Later, Sierra’s sexuality gets called into question again while she’s lying in bed with Veronica, and she says, “Can I ask you something?” to which Veronica immediately replies, “I’m not gonna lez out with you and Jamey if that’s what you’re asking.” Sierra replies with her own defensive homophobic quip. “Ew no,” she says, grimacing at the absurd notion that a person could be gay (which is weird and bad).

Then, Veronica retorts, “Cause I only do that at parties.” Obviously, girl-on-girl attraction isn’t a party trick, we know this. But does the screenwriter of the movie know this? These jokes are mean-spirited jabs at queer people, and they’re extremely harmful. Again, I know that they’re harmful, because I’m walking proof of the ways in which these stereotypes and jabs can have long-lasting negative effects on a person’s relationship to their own identity.

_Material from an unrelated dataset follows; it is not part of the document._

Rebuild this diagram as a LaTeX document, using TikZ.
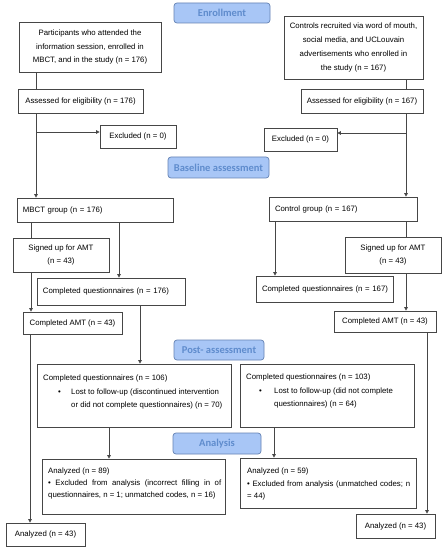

Because of the intense homophobic culture I was steeped in during high school, I still, to date, have angst around forming platonic female friendships. I was shamed for any sort of intimacy with my female friends, both physical and emotional — and Sierra Burgess Is a Loser took me right back into the depths of hell. The movie is an unsafe space where gay bashing runs rampant and no one is around to tell me, or any queer kid, that being gay isn’t a bad thing. That loving women isn’t weird. That forming emotional bonds with other girls, like the one Sierra and Veronica form, can be beautiful, no matter the nature of it. I would’ve given anything for a single person in high school to stand up for queer people and to stop making me feel othered.

I want a high school movie where two girls—or two people of the same sex—can form a bond without feeling the need to defend themselves with homophobic declarations like “I’m not gay, but…” Sierra Burgess fails to do that, and in 2018, it’s unfathomable that we’re still allowing LGBTQ people to be treated this way—both on and off-screen.